In 2002, Professor C.K. Prahalad of the Michigan Ross Business School and professor Stuart L. Hart of the University of North Carolina Kenan-Flagler Business School published the iconic article "The Fortune at the Bottom of the Pyramid" in Strategy+Business. The article suggested that "low-income markets present a prodigious opportunity for the world's wealthiest companies - to seek their fortunes and bring prosperity to the aspiring poor." Prahalad published a book with the same title five years before he passed in 2010. The article and book, with additional research and publications by Prahalad, Hart, Michigan Ross Professor Ted London, and others spawned a new business strategy for human development that has transformed into a social movement around the world known as Base of the Pyramid. The movement now includes transnationals, non-profits, social entrepreneurs, grassroots development organizations, international aid agencies, and many consulting firms dedicated to BoP strategy and implementation.
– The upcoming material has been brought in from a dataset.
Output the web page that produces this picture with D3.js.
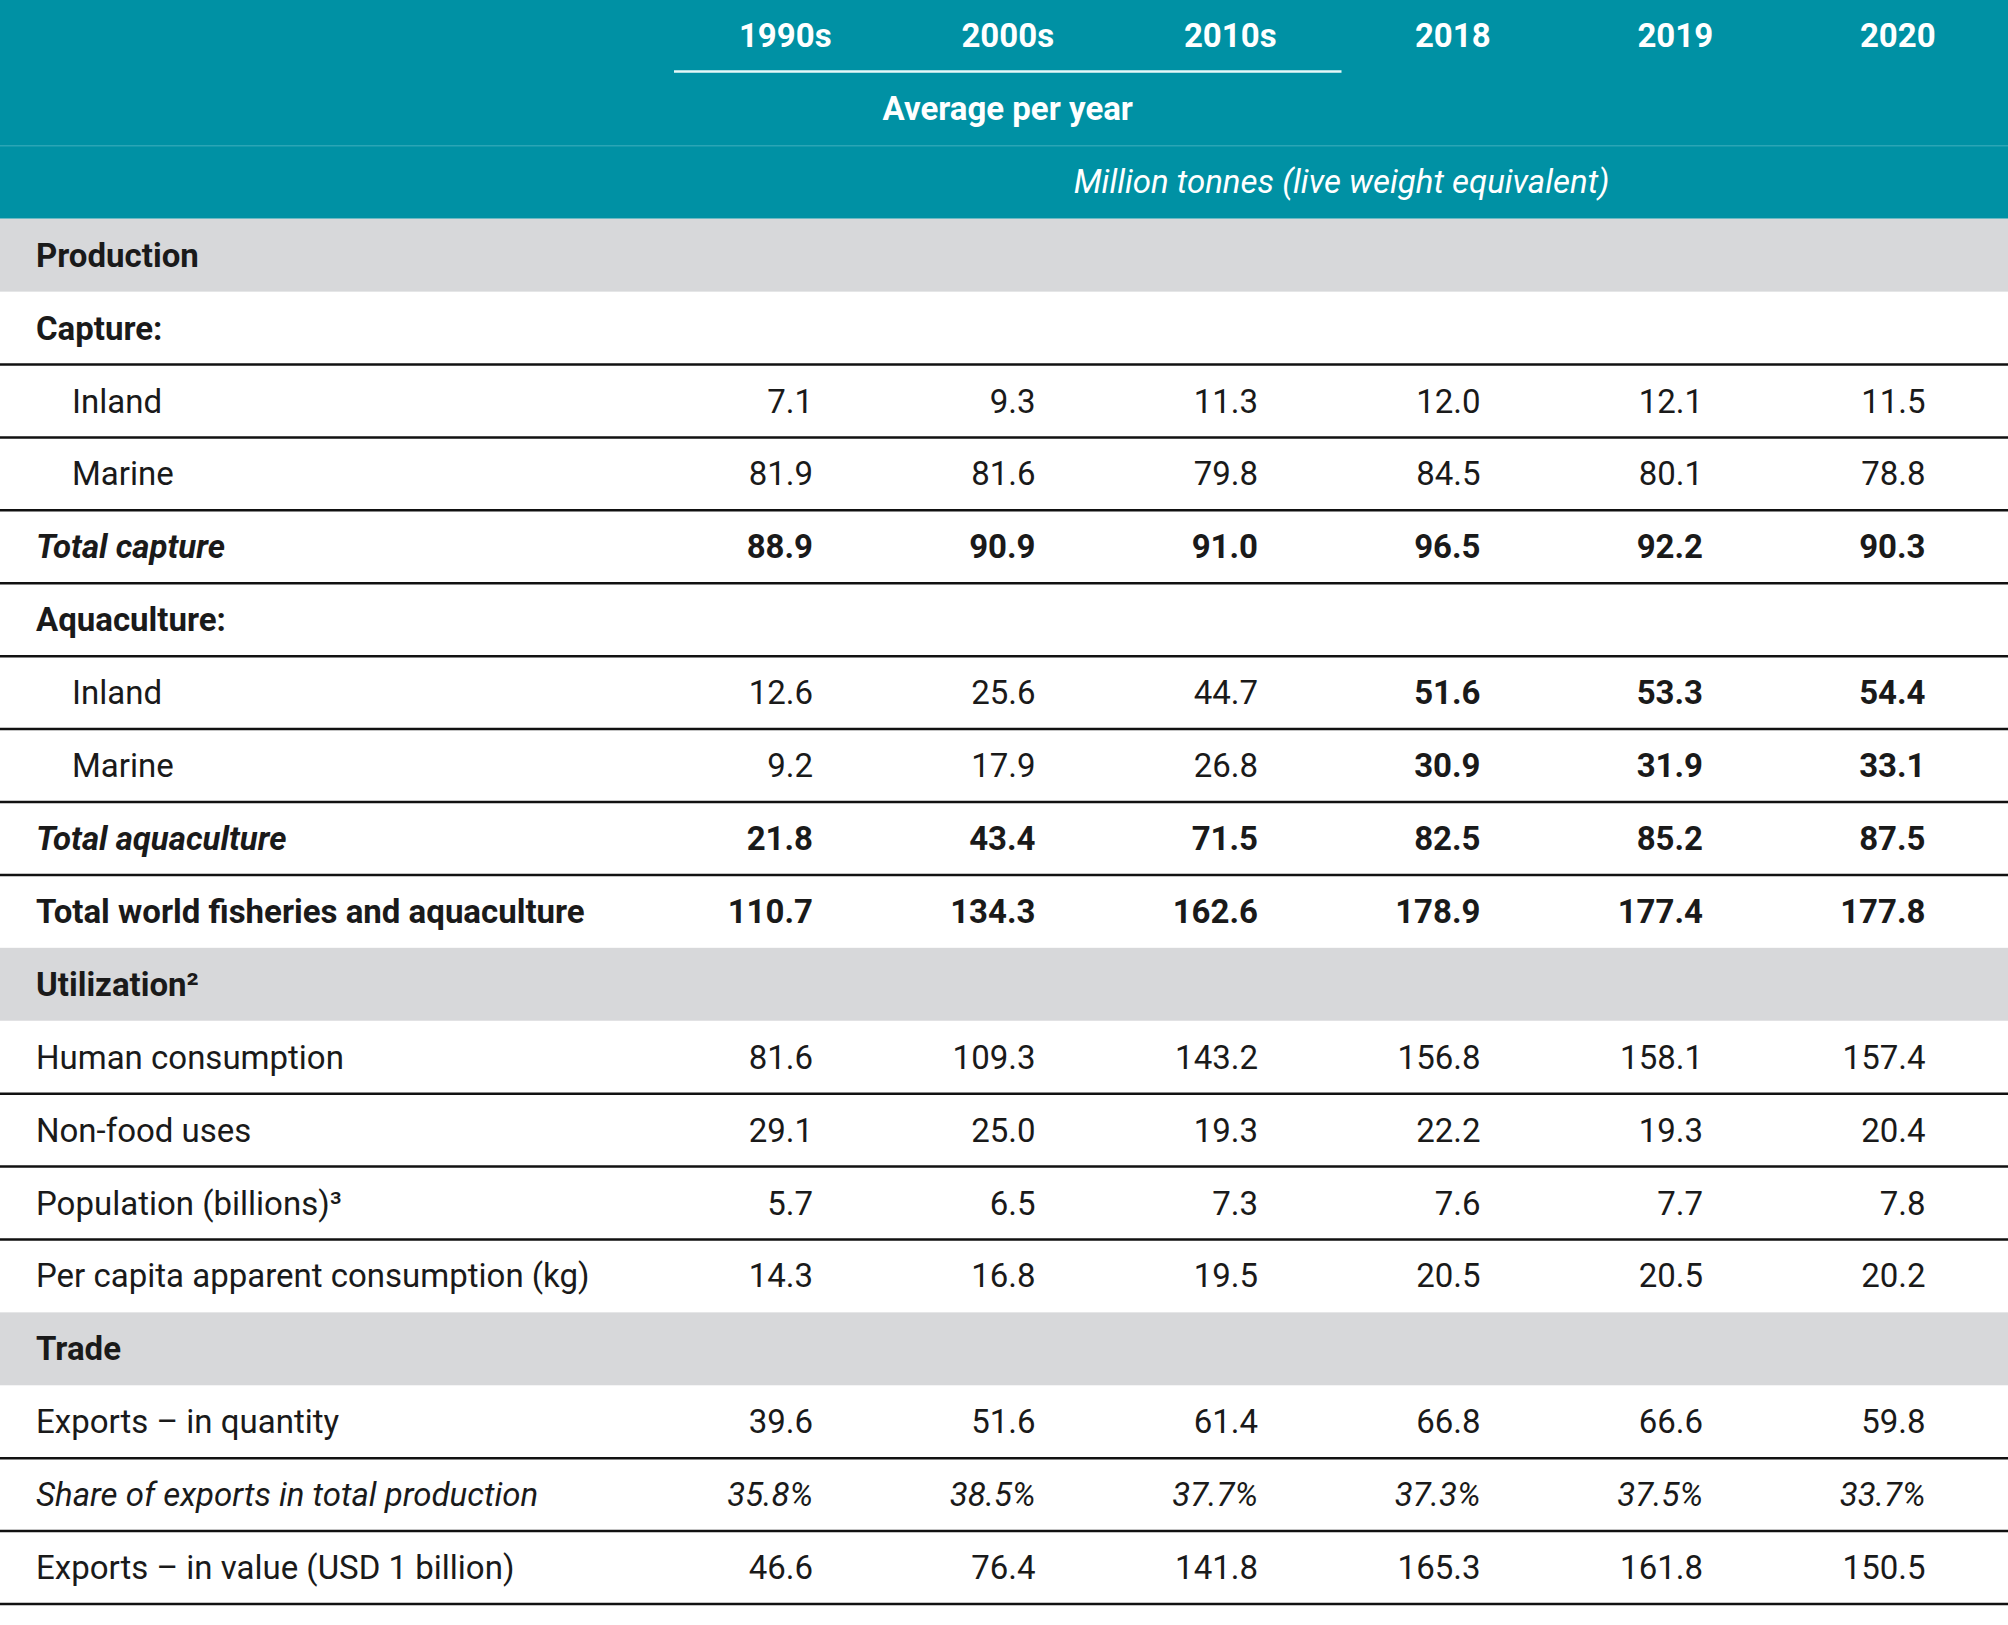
<!DOCTYPE html>
<html>
<head>
<meta charset="utf-8">
<script src="https://cdn.jsdelivr.net/npm/d3@7"></script>
<style>
  html, body { margin: 0; padding: 0; background: #ffffff; }
  svg { display: block; font-family: Roboto, "Noto Sans", sans-serif; }
</style>
</head>
<body>
<svg id="chart" width="2008" height="1625"></svg>
<script>
// ---------- DATA ----------
const columns = ["1990s", "2000s", "2010s", "2018", "2019", "2020"];
const averagedColumns = ["1990s", "2000s", "2010s"];
const averageLabel = "Average per year";
const unitLabel = "Million tonnes (live weight equivalent)";

const rowLabels = [
  "Production",
  "Capture:",
  "Inland",
  "Marine",
  "Total capture",
  "Aquaculture:",
  "Inland",
  "Marine",
  "Total aquaculture",
  "Total world fisheries and aquaculture",
  "Utilization\u00B2",
  "Human consumption",
  "Non-food uses",
  "Population (billions)\u00B3",
  "Per capita apparent consumption (kg)",
  "Trade",
  "Exports \u2013 in quantity",
  "Share of exports in total production",
  "Exports \u2013 in value (USD 1 billion)"
];

const captureInland    = [7.1, 9.3, 11.3, 12.0, 12.1, 11.5];
const captureMarine    = [81.9, 81.6, 79.8, 84.5, 80.1, 78.8];
const totalCapture     = [88.9, 90.9, 91.0, 96.5, 92.2, 90.3];
const aquaInland       = [12.6, 25.6, 44.7, 51.6, 53.3, 54.4];
const aquaMarine       = [9.2, 17.9, 26.8, 30.9, 31.9, 33.1];
const totalAquaculture = [21.8, 43.4, 71.5, 82.5, 85.2, 87.5];
const totalWorld       = [110.7, 134.3, 162.6, 178.9, 177.4, 177.8];
const humanConsumption = [81.6, 109.3, 143.2, 156.8, 158.1, 157.4];
const nonFoodUses      = [29.1, 25.0, 19.3, 22.2, 19.3, 20.4];
const population       = [5.7, 6.5, 7.3, 7.6, 7.7, 7.8];
const perCapita        = [14.3, 16.8, 19.5, 20.5, 20.5, 20.2];
const exportsQuantity  = [39.6, 51.6, 61.4, 66.8, 66.6, 59.8];
const exportShare      = [35.8, 38.5, 37.7, 37.3, 37.5, 33.7];
const exportsValue     = [46.6, 76.4, 141.8, 165.3, 161.8, 150.5];

const rowValues = [
  null, null, captureInland, captureMarine, totalCapture,
  null, aquaInland, aquaMarine, totalAquaculture, totalWorld,
  null, humanConsumption, nonFoodUses, population, perCapita,
  null, exportsQuantity, exportShare, exportsValue
];

// ---------- STYLE (per row kind) ----------
const rowKinds = [
  "section", "group", "item", "item", "total",
  "group", "recent", "recent", "total", "grand",
  "section", "plain", "plain", "plain", "plain",
  "section", "plain", "share", "plain"
];

const TEAL = "#0091a4";
const GREY = "#d7d8da";
const INK = "#1a1a1a";
const FS = 33;

const W = 2008;
const svg = d3.select("#chart");

const headerRows = 3;
const totalRows = headerRows + rowLabels.length;
const y = d3.scaleBand().domain(d3.range(totalRows)).range([0, 1604]);
const x = d3.scaleBand().domain(columns).range([674, 2009]);
const valueRight = c => x(c) + 139;
const fmt = d3.format(".1f");

// ---------- HEADER ----------
svg.append("rect").attr("x", 0).attr("y", 0).attr("width", W)
  .attr("height", y(2) + y.bandwidth()).attr("fill", TEAL);

svg.append("line")
  .attr("x1", 0).attr("x2", W)
  .attr("y1", y(2)).attr("y2", y(2))
  .attr("stroke", "#2ba5b5").attr("stroke-width", 1.5);

svg.append("line")
  .attr("x1", x(averagedColumns[0]))
  .attr("x2", x(averagedColumns[averagedColumns.length - 1]) + x.bandwidth())
  .attr("y1", y(1) - 1.5).attr("y2", y(1) - 1.5)
  .attr("stroke", "#e6f8f8").attr("stroke-width", 2.5);

svg.selectAll("text.col").data(columns).join("text")
  .attr("class", "col")
  .attr("x", c => x(c) + x.bandwidth() / 2)
  .attr("y", y(0) + 47)
  .attr("text-anchor", "middle")
  .attr("fill", "#ffffff")
  .attr("font-weight", 700)
  .attr("font-size", FS)
  .text(c => c);

svg.append("text")
  .attr("x", (x(averagedColumns[0]) + x(averagedColumns[2]) + x.bandwidth()) / 2)
  .attr("y", y(1) + 47)
  .attr("text-anchor", "middle")
  .attr("fill", "#ffffff")
  .attr("font-weight", 700)
  .attr("font-size", FS)
  .text(averageLabel);

svg.append("text")
  .attr("x", (x(columns[0]) + x(columns[columns.length - 1]) + x.bandwidth()) / 2)
  .attr("y", y(2) + 47)
  .attr("text-anchor", "middle")
  .attr("fill", "#ffffff")
  .attr("font-style", "italic")
  .attr("font-size", FS)
  .text(unitLabel);

// ---------- BODY ----------
const rows = rowLabels.map((label, i) => ({
  label, values: rowValues[i], kind: rowKinds[i], idx: i + headerRows
}));

const g = svg.append("g");

g.selectAll("rect.section").data(rows.filter(r => r.kind === "section")).join("rect")
  .attr("class", "section")
  .attr("x", 0).attr("width", W)
  .attr("y", r => y(r.idx)).attr("height", y.bandwidth())
  .attr("fill", GREY);

const ruled = rows.filter((r, i) =>
  r.kind !== "section" && (i === rows.length - 1 || rows[i + 1].kind !== "section"));
g.selectAll("line.rule").data(ruled).join("line")
  .attr("class", "rule")
  .attr("x1", 0).attr("x2", W)
  .attr("y1", r => y(r.idx) + y.bandwidth())
  .attr("y2", r => y(r.idx) + y.bandwidth())
  .attr("stroke", "#111111").attr("stroke-width", 2.5);

g.selectAll("text.label").data(rows).join("text")
  .attr("class", "label")
  .attr("x", r => (r.kind === "item" || r.kind === "recent") ? 72 : 36)
  .attr("y", r => y(r.idx) + 48)
  .attr("fill", INK)
  .attr("font-size", FS)
  .attr("font-weight", r => ["section", "group", "total", "grand"].includes(r.kind) ? 700 : 400)
  .attr("font-style", r => (r.kind === "total" || r.kind === "share") ? "italic" : "normal")
  .text(r => r.label);

const cells = [];
rows.forEach(r => {
  if (!r.values) return;
  r.values.forEach((v, j) => cells.push({ row: r, col: columns[j], j, v }));
});

g.selectAll("text.val").data(cells).join("text")
  .attr("class", "val")
  .attr("x", d => valueRight(d.col))
  .attr("y", d => y(d.row.idx) + 48)
  .attr("text-anchor", "end")
  .attr("fill", INK)
  .attr("font-size", FS)
  .attr("font-weight", d => (d.row.kind === "total" || d.row.kind === "grand" ||
      (d.row.kind === "recent" && d.j >= 3)) ? 700 : 400)
  .attr("font-style", d => d.row.kind === "share" ? "italic" : "normal")
  .text(d => fmt(d.v) + (d.row.kind === "share" ? "%" : ""));
</script>
</body>
</html>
The late 1990s ushered in a revolutionary view across the social sciences centered around the power and importance of studying strengths, better understanding how people thrive, and how systems seize opportunities for creating excellence. Michigan Ross led the way in advancing this fundamental research shift in the field of management and organizations, with many scholars publishing seminal research in the field. In 2002, three faculty members, Jane Dutton, Bob Quinn, and Kim Cameron, founded the Center for Positive Organizations to encourage rigor in this growing field of research and to serve as a home for a large network of scholars interested in pursuing this line of inquiry. As the field has grown over the years, Positive Organizational Scholarship has influenced how management is taught and practiced. CPO at Michigan Ross is a leader in helping teachers and students tap into this body of evidence and learn about this research through innovative courses and developmental learning programs. Those tools include the "Reciprocity Ring", a dynamic group exercise that applies the “pay-it-forward” principle while creating high-quality connections, and the "Reflected Best Self Exercise", which helps you see who you are at your best to engage you to live and work from that powerful place daily.